# Corsair or Antec



## blackpearl (Feb 13, 2012)

I have zeroed in on two PSUs 

Corsair 500w - Rs3K Builder Series? CX500 V2 ? 80 PLUS® Certified Power Supply - Builder Series - Power Supply Units
Antec 450w - Rs2.5K Antec.com - Product: VP450

Currently I'm using a 450watt Foxin PSU on my modest PC 

i3 2100
4 GB RAM
2 Hard disk + 1 SSD (soon)
1 DVD drive
Nvidia GT 210 gfx card

I don't game and don't intend to upgrade to a better gfx card, unless the current one fizzles out.

My current 450 watt cheap PSU seems at ease with the load, so I believe the Antec 450 should be able to work well on my PC. The reviews are good too.

So should I go for the Antec PSU or shell out some extra bucks for the Corsair?


----------



## sukesh1090 (Feb 13, 2012)

^^
i will say corsair cx430v2 at 2.4k is more than enough for you.


----------



## blackpearl (Feb 13, 2012)

Compared to Antec, are Corsair PSUs better?


----------



## sukesh1090 (Feb 13, 2012)

^^
 both are good.no need to compare as you won't see any difference in real world but you will get very good after sale service with corsair.


----------



## dibya_kol (Feb 13, 2012)

personaly i like corsair, but antec is also good brand. But if u can spend extra money, go for atleast 550/600wt psu.


----------



## blackpearl (Feb 13, 2012)

Well, I just checked on POwer Supply Calculator eXtreme Outer Vision - eXtreme tools for computer enthusiasts, anything above 450 watt will be an overkill.

My current system was drawing barely 180watt of power. It recommended me a 230w PSU 

On 430watt I could upgrade to i7, one more memory stick and a better graphics card and still have more than 100watts to spare.

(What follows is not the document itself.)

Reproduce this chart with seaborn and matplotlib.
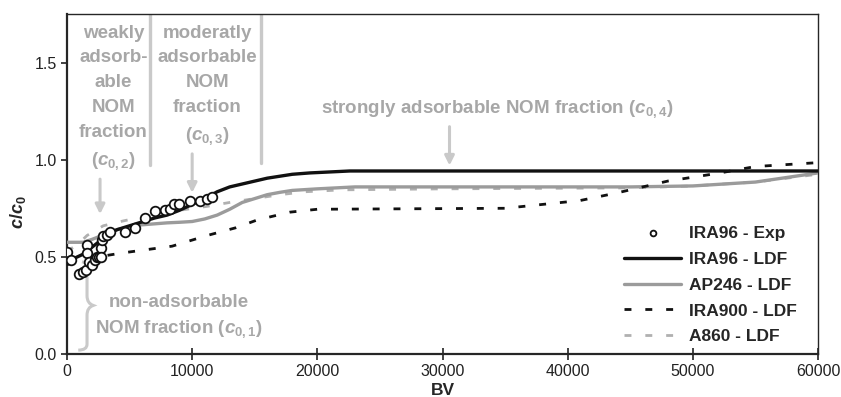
"""
Breakthrough curves of NOM on four anion exchange resins (c/c0 vs BV).
"""

import matplotlib
matplotlib.use("Agg")
import matplotlib.pyplot as plt
import matplotlib.patches as mpatches
from matplotlib.path import Path
import seaborn as sns
import pandas as pd

# --- data ------------------------------------------------------------------
exp_bv = [0, 300, 960, 1250, 1520, 1630, 1630, 1790, 1970, 2240, 2430, 2590,
          2720, 2720, 2770, 2900, 3170, 3440, 4640, 5440, 6240, 7040, 7840,
          8190, 8510, 8910, 9840, 10590, 11170, 11570]
exp_c = [0.526, 0.485, 0.41, 0.42, 0.43, 0.56, 0.52, 0.476, 0.46, 0.485, 0.50,
         0.50, 0.545, 0.50, 0.587, 0.605, 0.61, 0.63, 0.63, 0.65, 0.70, 0.735,
         0.74, 0.745, 0.77, 0.77, 0.785, 0.785, 0.80, 0.807]

ira96_bv = [0, 500, 1000, 1500, 2000, 2500, 3000, 3500, 4000, 5000, 6000, 7000,
            8000, 9000, 10000, 11000, 12000, 13000, 14000, 15000, 16000, 17000,
            18000, 19400, 22600, 60000]
ira96_c = [0.485, 0.49, 0.505, 0.52, 0.55, 0.575, 0.60, 0.625, 0.64, 0.66,
           0.68, 0.70, 0.715, 0.74, 0.77, 0.80, 0.835, 0.86, 0.875, 0.89,
           0.905, 0.915, 0.925, 0.932, 0.942, 0.942]

ap246_bv = [0, 1300, 2000, 3000, 4000, 5000, 6000, 7000, 8000, 9000, 10000,
            11000, 12000, 13000, 14000, 15000, 16000, 17000, 18000, 20000,
            23000, 45000, 50000, 55000, 60000]
ap246_c = [0.575, 0.575, 0.59, 0.615, 0.64, 0.655, 0.665, 0.67, 0.675, 0.678,
           0.682, 0.695, 0.715, 0.745, 0.78, 0.80, 0.82, 0.832, 0.842, 0.85,
           0.86, 0.86, 0.865, 0.885, 0.932]

ira900_bv = [0, 2000, 4400, 8400, 11200, 13500, 15200, 17800, 20000, 35000,
             38000, 41000, 44000, 48000, 52000, 55000, 60000]
ira900_c = [0.46, 0.495, 0.52, 0.555, 0.61, 0.65, 0.69, 0.73, 0.745, 0.75,
            0.77, 0.79, 0.83, 0.89, 0.93, 0.965, 0.985]

a860_bv = [0, 800, 1600, 2900, 4500, 5600, 7000, 9000, 11200, 13000, 15000,
           17000, 19000, 22000, 30000, 45000, 50000, 55000, 60000]
a860_c = [0.53, 0.56, 0.61, 0.66, 0.685, 0.70, 0.72, 0.74, 0.76, 0.78, 0.80,
          0.82, 0.835, 0.845, 0.85, 0.855, 0.865, 0.885, 0.925]

x_ticks = [0, 10000, 20000, 30000, 40000, 50000, 60000]
y_ticks = [0.0, 0.5, 1.0, 1.5]

# --- style -----------------------------------------------------------------
sns.set_style("ticks")
plt.rcParams['font.family'] = ['Liberation Sans', 'DejaVu Sans']
plt.rcParams['mathtext.fontset'] = 'custom'
plt.rcParams['mathtext.it'] = 'Liberation Sans:italic:bold'
plt.rcParams['mathtext.rm'] = 'Liberation Sans:bold'
plt.rcParams['mathtext.bf'] = 'Liberation Sans:bold'
plt.rcParams['mathtext.default'] = 'it'

ANNOT = '#a7a7a7'
GUIDE = '#c9c9c9'

fig, ax = plt.subplots(figsize=(8.41, 3.97), dpi=100)
fig.subplots_adjust(left=67 / 841, right=818 / 841,
                    bottom=(397 - 354) / 397, top=(397 - 14) / 397)

sns.lineplot(x=ira96_bv, y=ira96_c, ax=ax, color='#111111', lw=2.4,
             label='IRA96 - LDF', zorder=4)
sns.lineplot(x=ap246_bv, y=ap246_c, ax=ax, color='#9b9b9b', lw=2.4,
             label='AP246 - LDF', zorder=3)
sns.lineplot(x=ira900_bv, y=ira900_c, ax=ax, color='#111111', lw=2.0,
             dashes=(2.5, 5), label='IRA900 - LDF', zorder=3)
sns.lineplot(x=a860_bv, y=a860_c, ax=ax, color='#b0b0b0', lw=2.0,
             dashes=(2.5, 5), label='A860 - LDF', zorder=2)
sns.scatterplot(x=exp_bv, y=exp_c, ax=ax, marker='o', s=48, color='white',
                edgecolor='#111111', linewidth=1.3, label='IRA96 - Exp',
                zorder=5)

# guide lines separating the fractions
ax.axvline(6640, ymin=0.974 / 1.75, ymax=1, color=GUIDE, lw=2.4, zorder=1)
ax.axvline(15520, ymin=0.985 / 1.75, ymax=1, color=GUIDE, lw=2.4, zorder=1)

txt = dict(color=ANNOT, fontweight='bold', fontsize=13.5, ha='center')
ax.text(3700, 1.695, 'weakly\nadsorb-\nable\nNOM\nfraction\n($c_{0,2}$)',
        va='top', linespacing=1.6, **txt)
ax.text(11200, 1.695, 'moderatly\nadsorbable\nNOM\nfraction\n($c_{0,3}$)',
        va='top', linespacing=1.6, **txt)
ax.text(34400, 1.242, 'strongly adsorbable NOM fraction ($c_{0,4}$)',
        va='baseline', **txt)
ax.text(8960, 0.19, 'non-adsorbable\nNOM fraction ($c_{0,1}$)',
        va='center', linespacing=1.45, **txt)

arrow = dict(arrowstyle='-|>', color=GUIDE, lw=2.2, mutation_scale=14,
             shrinkA=0, shrinkB=0)
for ax_x, y0, y1 in [(2640, 0.90, 0.72), (10000, 1.03, 0.83),
                     (30560, 1.17, 0.97)]:
    ax.annotate('', xy=(ax_x, y1), xytext=(ax_x, y0), arrowprops=arrow)

# curly brace for the non-adsorbable fraction
brace = Path([(1200, 0.475), (1600, 0.47), (1600, 0.44), (1600, 0.30),
              (1600, 0.26), (2100, 0.25), (1600, 0.24), (1600, 0.20),
              (1600, 0.05), (1600, 0.02), (900, 0.02)],
             [Path.MOVETO, Path.CURVE3, Path.CURVE3, Path.LINETO,
              Path.CURVE3, Path.CURVE3, Path.CURVE3, Path.CURVE3,
              Path.LINETO, Path.CURVE3, Path.CURVE3])
ax.add_patch(mpatches.PathPatch(brace, fill=False, edgecolor=GUIDE, lw=2.2,
                                zorder=1))

# axes
ax.set_xlim(0, 60000)
ax.set_ylim(0, 1.75)
ax.set_xticks(x_ticks)
ax.set_yticks(y_ticks)
ax.set_yticklabels([f'{v:.1f}' for v in y_ticks])
ax.tick_params(axis='x', direction='inout', length=8, width=1.2,
               labelsize=11.5, colors='#222222')
ax.tick_params(axis='y', direction='out', length=4, width=1.2,
               labelsize=11.5, colors='#222222')
for side in ['left', 'bottom']:
    ax.spines[side].set_linewidth(1.6)
for side in ['top', 'right']:
    ax.spines[side].set_linewidth(1.0)
    ax.spines[side].set_visible(True)

ax.set_xlabel('BV', fontsize=12.5, fontweight='bold')
ax.xaxis.set_label_coords(0.5, -0.085)
ax.set_ylabel('$c/c_0$', fontsize=13)
ax.yaxis.set_label_coords(-0.052, 0.418)

handles, labels = ax.get_legend_handles_labels()
order = [4, 0, 1, 2, 3]
leg = ax.legend([handles[i] for i in order], [labels[i] for i in order],
                loc='lower right', frameon=False, fontsize=12.5,
                handlelength=3.3, labelspacing=0.62, markerscale=0.6,
                borderaxespad=0.15, handletextpad=0.45,
                bbox_to_anchor=(0.985, 0.0))
for t in leg.get_texts():
    t.set_fontweight('bold')

plt.savefig('out.png', dpi=100)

IMO, Corsair 430watt is sufficient.

I won't be making the purchase until a few days, so any more suggestions are welcome.


----------



## dibya_kol (Feb 13, 2012)

it's ur choice ..


----------



## blackpearl (Feb 14, 2012)

dibya_kol said:


> it's ur choice ..



That sounds like you are kind of disappointed that I chose Corsair 430 

You suggest going for 550/600w. But I really don't need so much power. Why waste money?


----------



## Souro_Ray (Feb 14, 2012)

If you have no intention to upgrade to power hungry processors or graphics cards, and if you dont want to overclock ever, the 430W or 500W are both good choices. 500W is a safety sweet spot, so to speak. In case you want to upgrade, you'll have some headroom.

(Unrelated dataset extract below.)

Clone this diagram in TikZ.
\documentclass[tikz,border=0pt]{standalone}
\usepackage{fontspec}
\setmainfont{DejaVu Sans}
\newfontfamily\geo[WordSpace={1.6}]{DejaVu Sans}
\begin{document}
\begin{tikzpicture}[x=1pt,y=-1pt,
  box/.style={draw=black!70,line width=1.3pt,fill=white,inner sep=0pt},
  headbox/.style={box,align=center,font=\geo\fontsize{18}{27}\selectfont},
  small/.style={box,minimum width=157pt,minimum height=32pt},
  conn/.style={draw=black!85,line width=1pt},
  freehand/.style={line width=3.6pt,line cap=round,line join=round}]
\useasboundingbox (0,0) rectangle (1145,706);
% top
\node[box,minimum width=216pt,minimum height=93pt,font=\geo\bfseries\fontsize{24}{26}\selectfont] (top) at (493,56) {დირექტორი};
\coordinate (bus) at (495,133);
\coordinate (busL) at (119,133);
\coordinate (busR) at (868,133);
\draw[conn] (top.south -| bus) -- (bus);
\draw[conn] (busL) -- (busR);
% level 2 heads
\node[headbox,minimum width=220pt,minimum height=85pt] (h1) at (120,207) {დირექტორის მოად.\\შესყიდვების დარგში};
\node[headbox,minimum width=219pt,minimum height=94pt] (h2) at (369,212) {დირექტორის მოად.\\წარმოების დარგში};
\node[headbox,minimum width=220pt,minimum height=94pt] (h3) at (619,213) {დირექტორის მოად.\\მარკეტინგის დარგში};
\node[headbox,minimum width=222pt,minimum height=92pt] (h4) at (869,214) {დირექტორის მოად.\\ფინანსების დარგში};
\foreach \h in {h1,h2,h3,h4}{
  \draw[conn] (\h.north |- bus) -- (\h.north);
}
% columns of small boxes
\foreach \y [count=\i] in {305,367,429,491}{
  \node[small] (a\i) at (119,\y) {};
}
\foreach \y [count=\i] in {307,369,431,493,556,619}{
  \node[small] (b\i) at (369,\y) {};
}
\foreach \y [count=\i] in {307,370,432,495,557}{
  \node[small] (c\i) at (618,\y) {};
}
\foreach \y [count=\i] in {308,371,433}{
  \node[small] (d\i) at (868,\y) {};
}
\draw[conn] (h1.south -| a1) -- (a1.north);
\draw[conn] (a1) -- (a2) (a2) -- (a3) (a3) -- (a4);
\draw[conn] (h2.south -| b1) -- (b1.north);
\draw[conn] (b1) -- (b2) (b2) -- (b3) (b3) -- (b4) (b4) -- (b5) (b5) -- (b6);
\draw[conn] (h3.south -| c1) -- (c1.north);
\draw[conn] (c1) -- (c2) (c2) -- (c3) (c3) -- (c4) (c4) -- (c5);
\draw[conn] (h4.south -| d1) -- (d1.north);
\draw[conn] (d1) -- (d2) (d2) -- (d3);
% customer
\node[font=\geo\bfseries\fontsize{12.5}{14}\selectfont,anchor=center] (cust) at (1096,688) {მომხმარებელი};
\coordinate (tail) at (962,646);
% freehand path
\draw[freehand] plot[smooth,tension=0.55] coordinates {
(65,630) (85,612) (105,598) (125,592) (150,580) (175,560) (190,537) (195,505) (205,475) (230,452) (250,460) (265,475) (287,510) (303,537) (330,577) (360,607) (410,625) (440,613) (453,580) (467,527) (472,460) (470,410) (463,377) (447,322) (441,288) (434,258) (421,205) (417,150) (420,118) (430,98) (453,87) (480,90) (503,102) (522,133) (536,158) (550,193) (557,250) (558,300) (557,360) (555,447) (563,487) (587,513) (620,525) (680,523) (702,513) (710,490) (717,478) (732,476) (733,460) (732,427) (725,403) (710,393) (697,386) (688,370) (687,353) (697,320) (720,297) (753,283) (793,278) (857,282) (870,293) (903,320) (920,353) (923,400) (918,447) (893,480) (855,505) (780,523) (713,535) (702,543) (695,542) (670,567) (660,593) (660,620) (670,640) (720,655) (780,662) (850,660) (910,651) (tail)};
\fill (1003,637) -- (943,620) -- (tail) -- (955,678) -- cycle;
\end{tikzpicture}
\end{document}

The CX430 V2 is still ample for your needs and more! Remember, having some amount of headroom never hurts


----------



## coderunknown (Feb 14, 2012)

^^ 430W cost ~2.4k. but a 400W FSP PSU will be enough but the FSP PSU cost 2k. but by adding just 0.4k more you are getting a better item with more warranty and better service.


----------



## dibya_kol (Feb 14, 2012)

blackpearl said:


> That sounds like you are kind of disappointed that I chose Corsair 430
> 
> You suggest going for 550/600w. But I really don't need so much power. Why waste money?

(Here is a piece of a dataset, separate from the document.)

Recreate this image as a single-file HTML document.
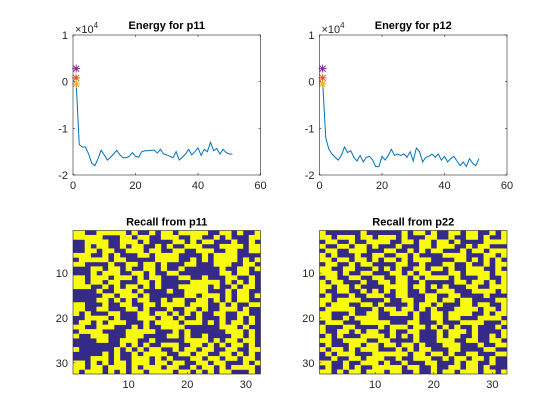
<!DOCTYPE html>
<html><head><meta charset="utf-8"><style>
html,body{margin:0;padding:0;background:#fff;}
svg{display:block;font-family:"Liberation Sans",Arial,sans-serif;}
</style></head><body>
<svg id="fig" width="560" height="420" viewBox="0 0 560 420" xmlns="http://www.w3.org/2000/svg"></svg>
<script>
const energyP11 = [0,-1.35,-1.4,-1.4,-1.55,-1.75,-1.8,-1.65,-1.47,-1.57,-1.68,-1.62,-1.55,-1.47,-1.57,-1.63,-1.63,-1.6,-1.52,-1.6,-1.62,-1.5,-1.48,-1.48,-1.47,-1.47,-1.53,-1.45,-1.55,-1.57,-1.6,-1.63,-1.5,-1.68,-1.62,-1.55,-1.45,-1.57,-1.5,-1.42,-1.58,-1.45,-1.5,-1.3,-1.48,-1.43,-1.55,-1.45,-1.52,-1.55,-1.55];
const energyP12 = [0,-1.2,-1.45,-1.55,-1.62,-1.68,-1.58,-1.4,-1.52,-1.48,-1.62,-1.7,-1.58,-1.72,-1.62,-1.6,-1.68,-1.82,-1.82,-1.6,-1.68,-1.58,-1.45,-1.58,-1.55,-1.58,-1.55,-1.62,-1.5,-1.7,-1.42,-1.5,-1.72,-1.62,-1.6,-1.55,-1.62,-1.55,-1.68,-1.6,-1.72,-1.65,-1.6,-1.7,-1.8,-1.72,-1.82,-1.65,-1.75,-1.8,-1.65];
const markerValues = [0.28, 0.08, -0.05];
const markerColors = ["#7E2F8E","#D95319","#EDB120"];
const lineXTicks = [0,20,40,60];
const lineYTicks = [-2,-1,0,1];
const imgTicks = [10,20,30];
const recallP11 = [
"11001111101001011011111001101001","11111000110110011100110010100011","00111100111010000110101100010010","00101100101100101001110001111011",
"00110110011101100110011100110011","11100101000110111100001011110000","01111101100000111100101011110101","11000010011011010001100011100110",
"00011011010011010010000001001101","00010111001101001100000001101100","11011101110101100011001000110010","11011011000110100000111110101010",
"11100101011010100011111010010110","00001001110100001001111000101100","00000110111010000001101110101101","00001101010110010110011010101100",
"11000100110011011110111001010011","11001100011010001001101001110100","10100011000110110101010011001100","00111101000111011010010001001010",
"01101011100010111101110101011010","11001110001010011110000001110100","01111000011111000101000000111010","10011100011100001101001000011010",
"00001100111001000001111010110110","00000000101010011100110101011010","10000001010101100101101100110011","00000101001011110011011001101010",
"00011101001110101000110110110110","11010101101110110110011011000101","11011011101011101100101101011110","10111010101101111011010101100010"];
const recallP22 = [
"10000001000000101101001101100101","11011101101110100011001001101001","01100100111100110110110100001111","10011011010001000110111001011000",
"01100111000110010101100010110111","10100010011001101000011110001101","11011011010110101110000110101010","01100101100001100100011001001011",
"11001100010101001101101001110010","11101001100011010110001101111011","01100110011001101011110100011001","10110001001101100100000110110101",
"11011010000111101101010001100111","10011001010101100100111000111101","01000100111001100011001100001000","11011110000100110011011011000011",
"10111001101000010110100011011001","01111100010110110101000111101101","11000100110011101001101111001011","11001011110000001001101100011110",
"01110001111100011000100011110001","10001100001011101101010100100010","10011010110010011000101110100001","01010001111010101000101100100101",
"11001111001100001000111001100110","01000110110110110100011100010011","10110101110001010110001100001100","01011100011111101101101001100011",
"00100110111001001110010110110100","11001001110100100011000101100100","01001010011111011001001101101000","11010110111011001001011011101101"];

const svg = document.getElementById('fig');
const NS = 'http://www.w3.org/2000/svg';
function mk(tag, attrs, parent){ const e=document.createElementNS(NS,tag); for(const k in attrs) e.setAttribute(k,attrs[k]); (parent||svg).appendChild(e); return e; }

function linePlot(L,T,W,H,data,title,key){
  const g = mk('g',{});
  
  
  const sx = v => L + (v-0)/60*W;
  const sy = v => T + (1-v)/3*H;
  mk('rect',{x:L,y:T,width:W,height:H,fill:'#fff'},g);
  let d='';
  data.forEach((v,i)=>{ d += (i?'L':'M')+sx(i+1).toFixed(2)+','+sy(v).toFixed(2); });
  const p = mk('path',{d:d,fill:'none',stroke:'#0072BD','stroke-width':1},g);
  
  
  markerValues.forEach((v,i)=>{
    const cx=sx(1), cy=sy(v), r=4;
    const m = mk('g',{stroke:markerColors[i],'stroke-width':1},g);
    
    
    mk('line',{x1:cx-r,y1:cy,x2:cx+r,y2:cy},m);
    mk('line',{x1:cx,y1:cy-r,x2:cx,y2:cy+r},m);
    mk('line',{x1:cx-3,y1:cy-3,x2:cx+3,y2:cy+3},m);
    mk('line',{x1:cx-3,y1:cy+3,x2:cx+3,y2:cy-3},m);
  });
  mk('rect',{x:L,y:T,width:W,height:H,fill:'none',stroke:'#262626','stroke-width':0.6},g);
  lineXTicks.forEach(t=>{
    const x=sx(t);
    mk('line',{x1:x,y1:T+H,x2:x,y2:T+H-2,stroke:'#262626','stroke-width':0.6},g);
    mk('line',{x1:x,y1:T,x2:x,y2:T+2,stroke:'#262626','stroke-width':0.6},g);
    const tx=mk('text',{x:x,y:T+H+14,'text-anchor':'middle','font-size':11,fill:'#262626'},g);
    tx.textContent=t;
    
    
  });
  lineYTicks.forEach(t=>{
    const y=sy(t);
    mk('line',{x1:L,y1:y,x2:L+2,y2:y,stroke:'#262626','stroke-width':0.6},g);
    mk('line',{x1:L+W,y1:y,x2:L+W-2,y2:y,stroke:'#262626','stroke-width':0.6},g);
    const tx=mk('text',{x:L-5,y:y+4,'text-anchor':'end','font-size':11,fill:'#262626'},g);
    tx.textContent=t;
    
    
  });
  const ex=mk('text',{x:L+2,y:T-2,'font-size':11,fill:'#262626'},g);
  ex.innerHTML='×10<tspan dy="-5" font-size="8">4</tspan>';
  
  
  const tt=mk('text',{x:L+W/2,y:T-6,'text-anchor':'middle','font-size':11,'font-weight':'bold',fill:'#000'},g);
  tt.textContent=title;
  
  
}

function imgPlot(L,T,W,H,rows,title,key){
  const g = mk('g',{});
  
  
  const n=rows.length, m=32;
  const cw=W/m, ch=H/n;
  mk('rect',{x:L,y:T,width:W,height:H,fill:'#352A87'},g);
  rows.forEach((row,r)=>{
    for(let c=0;c<m;c++){
      if(row.charAt(c)==='1'){
        const cell=mk('rect',{x:(L+c*cw).toFixed(2),y:(T+r*ch).toFixed(2),width:(cw+0.3).toFixed(2),height:(ch+0.3).toFixed(2),fill:'#F9FB0E'},g);
        
        
      }
    }
  });
  mk('rect',{x:L,y:T,width:W,height:H,fill:'none',stroke:'#262626','stroke-width':0.6},g);
  imgTicks.forEach(t=>{
    const x=L+(t-0.5)*cw, y=T+(t-0.5)*ch;
    mk('line',{x1:x,y1:T+H,x2:x,y2:T+H-2,stroke:'#262626','stroke-width':0.6},g);
    mk('line',{x1:L,y1:y,x2:L+2,y2:y,stroke:'#262626','stroke-width':0.6},g);
    const a=mk('text',{x:x,y:T+H+14,'text-anchor':'middle','font-size':11,fill:'#262626'},g);
    a.textContent=t;
    
    
    const b=mk('text',{x:L-5,y:y+4,'text-anchor':'end','font-size':11,fill:'#262626'},g);
    b.textContent=t;
    
    
  });
  const tt=mk('text',{x:L+W/2,y:T-5,'text-anchor':'middle','font-size':11,'font-weight':'bold',fill:'#000'},g);
  tt.textContent=title;
  
  
}

linePlot(73,35,187.5,140,energyP11,'Energy for p11','p11');
linePlot(319.5,35,187.5,140,energyP12,'Energy for p12','p12');
imgPlot(73,230.5,187.5,143.5,recallP11,'Recall from p11','recall-p11');
imgPlot(319.5,230.5,187.5,143.5,recallP22,'Recall from p22','recall-p22');
</script>
</body></html>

It's nt wasting money, adding some extra money, u can easily get 550/600wt psu. And a psu is nt like gpu or cpu, u can use it for long time (for ex: corsair comes with 5years of worrenty !!) u can use it on diffrent rig too. 
When u will update or build another rig after 2-3 years, u might pull off ur hair for such a little headroom with a 430wt.
But if u have limited budget, go for it.


----------



## ico (Feb 15, 2012)

^^ Corsair CX _don't_ come with 5 years warranty. 

Coming to the point, Antec VP450 is a good power supply if you buy it at something around Rs. 1800-2000. It lacks PFC but still performs solid. It is built by FSP.

I'll suggest Corsair CX430v2 only because Corsair has established and better support in India.


----------



## dibya_kol (Feb 15, 2012)

ico said:


> ^^ Corsair CX _don't_ come with 5 years warranty.



Sorry, it's my bad, forgot to mention corsair models ..  .. Some models has 7 years of warranty as well ..


----------